» Data shown
+ + + +
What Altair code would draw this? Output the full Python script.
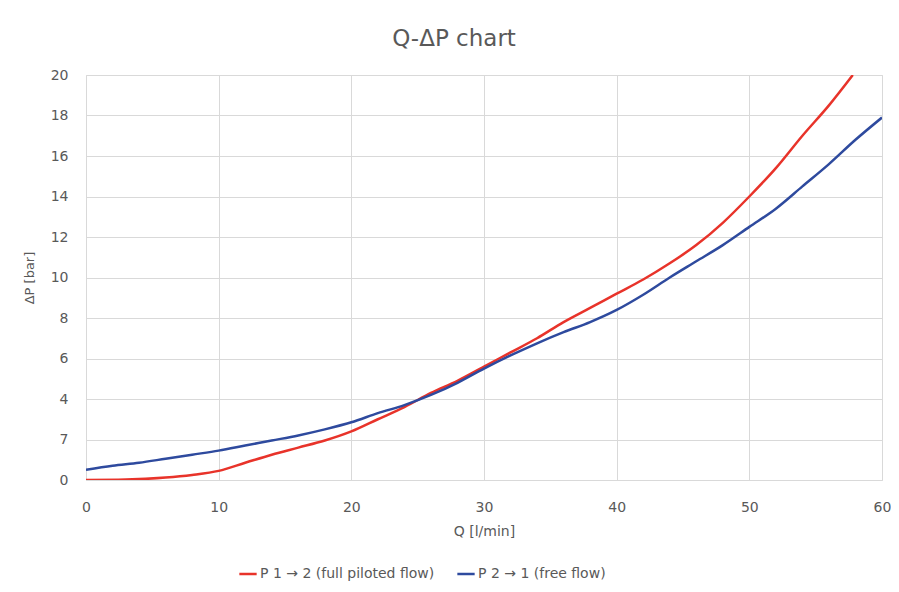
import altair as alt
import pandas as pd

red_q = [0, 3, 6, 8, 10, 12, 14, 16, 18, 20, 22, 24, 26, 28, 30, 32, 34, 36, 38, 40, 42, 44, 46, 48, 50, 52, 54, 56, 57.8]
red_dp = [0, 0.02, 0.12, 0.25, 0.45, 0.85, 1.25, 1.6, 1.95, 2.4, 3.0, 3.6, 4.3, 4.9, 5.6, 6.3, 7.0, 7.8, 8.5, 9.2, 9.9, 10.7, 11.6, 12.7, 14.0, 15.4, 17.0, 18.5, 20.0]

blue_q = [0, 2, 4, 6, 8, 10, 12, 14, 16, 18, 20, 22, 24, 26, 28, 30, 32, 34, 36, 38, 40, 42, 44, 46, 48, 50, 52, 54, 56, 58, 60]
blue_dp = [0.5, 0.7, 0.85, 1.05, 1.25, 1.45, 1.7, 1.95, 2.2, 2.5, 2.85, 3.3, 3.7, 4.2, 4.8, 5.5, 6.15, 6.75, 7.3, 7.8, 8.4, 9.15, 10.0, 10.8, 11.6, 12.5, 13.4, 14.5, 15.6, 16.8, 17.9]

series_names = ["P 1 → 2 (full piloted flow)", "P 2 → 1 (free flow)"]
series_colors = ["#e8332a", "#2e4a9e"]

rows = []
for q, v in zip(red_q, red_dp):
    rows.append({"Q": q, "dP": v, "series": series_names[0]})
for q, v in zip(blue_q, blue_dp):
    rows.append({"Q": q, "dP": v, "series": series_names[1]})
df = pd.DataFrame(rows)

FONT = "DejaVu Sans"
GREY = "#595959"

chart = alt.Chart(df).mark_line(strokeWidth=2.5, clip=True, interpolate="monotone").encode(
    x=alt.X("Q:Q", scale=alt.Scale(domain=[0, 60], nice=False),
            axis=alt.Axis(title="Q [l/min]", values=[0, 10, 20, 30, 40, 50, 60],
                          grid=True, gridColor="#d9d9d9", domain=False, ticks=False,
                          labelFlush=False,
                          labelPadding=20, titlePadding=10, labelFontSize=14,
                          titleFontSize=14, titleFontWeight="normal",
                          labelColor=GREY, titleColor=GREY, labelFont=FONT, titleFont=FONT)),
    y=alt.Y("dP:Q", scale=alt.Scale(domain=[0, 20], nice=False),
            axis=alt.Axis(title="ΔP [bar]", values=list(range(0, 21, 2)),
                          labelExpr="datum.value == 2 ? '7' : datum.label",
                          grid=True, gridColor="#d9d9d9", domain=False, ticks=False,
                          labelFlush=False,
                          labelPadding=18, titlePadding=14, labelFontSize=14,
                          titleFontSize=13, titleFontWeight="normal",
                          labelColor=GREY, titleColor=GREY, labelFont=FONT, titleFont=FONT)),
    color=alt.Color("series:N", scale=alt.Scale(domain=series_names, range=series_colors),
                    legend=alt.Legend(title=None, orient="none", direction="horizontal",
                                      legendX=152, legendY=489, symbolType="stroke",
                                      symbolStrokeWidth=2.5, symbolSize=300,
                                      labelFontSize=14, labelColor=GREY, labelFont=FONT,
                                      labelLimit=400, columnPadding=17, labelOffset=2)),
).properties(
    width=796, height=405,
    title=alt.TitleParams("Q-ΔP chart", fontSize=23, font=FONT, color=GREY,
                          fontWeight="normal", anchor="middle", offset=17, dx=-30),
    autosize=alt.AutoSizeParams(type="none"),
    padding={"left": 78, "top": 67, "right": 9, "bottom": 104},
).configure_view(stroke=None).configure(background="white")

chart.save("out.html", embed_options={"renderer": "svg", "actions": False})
+ + + +
» What you will do
Reproduce the data above in full, exactly as it is, with the pictures left out.

» Output for this exercise
What Altair code would draw this? Output the full Python script.
import altair as alt
import pandas as pd

red_q = [0, 3, 6, 8, 10, 12, 14, 16, 18, 20, 22, 24, 26, 28, 30, 32, 34, 36, 38, 40, 42, 44, 46, 48, 50, 52, 54, 56, 57.8]
red_dp = [0, 0.02, 0.12, 0.25, 0.45, 0.85, 1.25, 1.6, 1.95, 2.4, 3.0, 3.6, 4.3, 4.9, 5.6, 6.3, 7.0, 7.8, 8.5, 9.2, 9.9, 10.7, 11.6, 12.7, 14.0, 15.4, 17.0, 18.5, 20.0]

blue_q = [0, 2, 4, 6, 8, 10, 12, 14, 16, 18, 20, 22, 24, 26, 28, 30, 32, 34, 36, 38, 40, 42, 44, 46, 48, 50, 52, 54, 56, 58, 60]
blue_dp = [0.5, 0.7, 0.85, 1.05, 1.25, 1.45, 1.7, 1.95, 2.2, 2.5, 2.85, 3.3, 3.7, 4.2, 4.8, 5.5, 6.15, 6.75, 7.3, 7.8, 8.4, 9.15, 10.0, 10.8, 11.6, 12.5, 13.4, 14.5, 15.6, 16.8, 17.9]

series_names = ["P 1 → 2 (full piloted flow)", "P 2 → 1 (free flow)"]
series_colors = ["#e8332a", "#2e4a9e"]

rows = []
for q, v in zip(red_q, red_dp):
    rows.append({"Q": q, "dP": v, "series": series_names[0]})
for q, v in zip(blue_q, blue_dp):
    rows.append({"Q": q, "dP": v, "series": series_names[1]})
df = pd.DataFrame(rows)

FONT = "DejaVu Sans"
GREY = "#595959"

chart = alt.Chart(df).mark_line(strokeWidth=2.5, clip=True, interpolate="monotone").encode(
    x=alt.X("Q:Q", scale=alt.Scale(domain=[0, 60], nice=False),
            axis=alt.Axis(title="Q [l/min]", values=[0, 10, 20, 30, 40, 50, 60],
                          grid=True, gridColor="#d9d9d9", domain=False, ticks=False,
                          labelFlush=False,
                          labelPadding=20, titlePadding=10, labelFontSize=14,
                          titleFontSize=14, titleFontWeight="normal",
                          labelColor=GREY, titleColor=GREY, labelFont=FONT, titleFont=FONT)),
    y=alt.Y("dP:Q", scale=alt.Scale(domain=[0, 20], nice=False),
            axis=alt.Axis(title="ΔP [bar]", values=list(range(0, 21, 2)),
                          labelExpr="datum.value == 2 ? '7' : datum.label",
                          grid=True, gridColor="#d9d9d9", domain=False, ticks=False,
                          labelFlush=False,
                          labelPadding=18, titlePadding=14, labelFontSize=14,
                          titleFontSize=13, titleFontWeight="normal",
                          labelColor=GREY, titleColor=GREY, labelFont=FONT, titleFont=FONT)),
    color=alt.Color("series:N", scale=alt.Scale(domain=series_names, range=series_colors),
                    legend=alt.Legend(title=None, orient="none", direction="horizontal",
                                      legendX=152, legendY=489, symbolType="stroke",
                                      symbolStrokeWidth=2.5, symbolSize=300,
                                      labelFontSize=14, labelColor=GREY, labelFont=FONT,
                                      labelLimit=400, columnPadding=17, labelOffset=2)),
).properties(
    width=796, height=405,
    title=alt.TitleParams("Q-ΔP chart", fontSize=23, font=FONT, color=GREY,
                          fontWeight="normal", anchor="middle", offset=17, dx=-30),
    autosize=alt.AutoSizeParams(type="none"),
    padding={"left": 78, "top": 67, "right": 9, "bottom": 104},
).configure_view(stroke=None).configure(background="white")

chart.save("out.html", embed_options={"renderer": "svg", "actions": False})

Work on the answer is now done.